Audiences at the Florentine, therefore, will find L’Italiana more like Il barbiere than like Don Giovanni, especially since some of the most clownish approaches to Il barbiere have fallen by the wayside. It is to be noted, however, that in L’Italiana, there is some ambiguity about who is the funny man. Of course, it very much depends on the talents of the singers engaged. I have seen Mustafa performed entirely straight with Taddeo as the comic. If Mustafa has comic gifts, Taddeo’s part must be recalibrated, at least a little. For the conductor, there are certainly moments where it matters. A small example: Mustafa’s entrance can be a straight, virtuoso showpiece. However, there is a brief moment of complete silence – a rest – embedded in it, and that rest may be extended a bit for any comic business that Mustafa has to perform.

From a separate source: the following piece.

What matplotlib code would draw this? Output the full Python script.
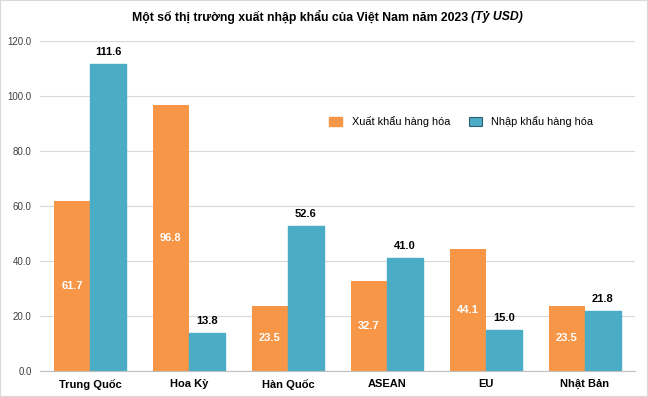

Apart from attending to a handful of stage concerns, the purely musical issues are similar to those we encounter in Mozart’s work. Everything has to sound crystalline and easy, as dancing on one’s toes looks easy when done by the best. The music is not tremendously tricky, as in Richard Strauss’s works. But precision is important and virtually every note is what we call “exposed.” Without immaculate execution – and this hinges greatly on the right tempo and propulsion from section to section – the whole thing can fizzle rather badly. It is said that comedy is hard; actually, it is fragile: The mood can be shattered in a heartbeat, and timing is everything.
L’Italiana in Algeri, Il barbiere di Siviglia, and La Cenerentola are Rossini’s three comic masterpieces. It is said that Arturo Toscanini eschewed conducting Il barbiere because it had become so laden with bad ideas that had become tradition. L’Italiana benefits somewhat from relatively less of this phenomenon than Il barbiere. At the same time, however, traditions are accruing around all works constantly. So, it is always wise to refresh one’s memory by carefully reexamining the score.
I conducted my first L’Italiana, directed by Leon Major, for the Washington Opera at the Kennedy Center in 1985 (repeated in 1987). For my third L’Italiana in 1994 at the Florentine¸ I can add the warm memory of Viveca Genaux’s first professional engagement to the usual delights of conducting this opera.
I was privileged to be able to discuss this score with my uncle, Nicola Rescigno, before my first L’Italiana. I now benefit from having inherited his copy of the score, which sits beside the one I purchased. (His, in fact, is a printer’s proof, something publishers make available to experts in the field when a book or a score is nearly ready to be placed on the presses.) Such a score confers an immortality something akin to that which other performers achieve with film and recordings. For a conductor to be able to pore over a respected colleague’s markings and marginal notes is to have a direct connection to that person and his or her experience and judgment.
Nicola had introduced me to L’Italiana when I was but twelve years old. It was the inaugural production of the Dallas Civic Opera (as the city’s opera company was then known), which he conducted following a concert starring Maria Callas the night before. The cast was most impressive with Giulietta Simionato as Isabella, Nicola Monti as Lindoro, Paolo Montarsolo as Mustafa, and Giuseppe Taddei as Taddeo. These were masters of their art. But I must also give credit for the hilarity I still remember to a stage director making his American debut: Franco Zeffirelli.
L’Italiana was not widely performed at that time. But my uncle had always taken an interest in early music. He had conducted little-performed works of the Italian repertory for some years in Rome, New York, Chicago, and elsewhere. These included Claudio Monteverdi’s music through that of Domenico Cimarosa. So, for him, it was no great leap to this early work by Gioachino Rossini. (Rossini was an already successful composer of twenty-one when he wrote this opera, which premiered in 1813. But by the 1950s, little besides Il barbiere di Siviglia was performed, especially in the United States.)
Now that more of Rossini’s works are heard more widely, there rages a healthy debate about their relative virtues. For me, L’Italiana stands up very well. The sparkling ensemble that ends Act I is typical Rossini. But it is also, perhaps, the best of its kind that he ever wrote. And the duet of Mustafa and Lindoro evinces inspiration at the highest level. We can only hope that Rossini’s serious operas will increasingly be heard as interest in opera – including early opera – continues to grow. Semiramide and Tancredi reach the stage a bit; but Otello, Mosè in Egitto, and Guillaume Tell deserve far more attention here in the United States.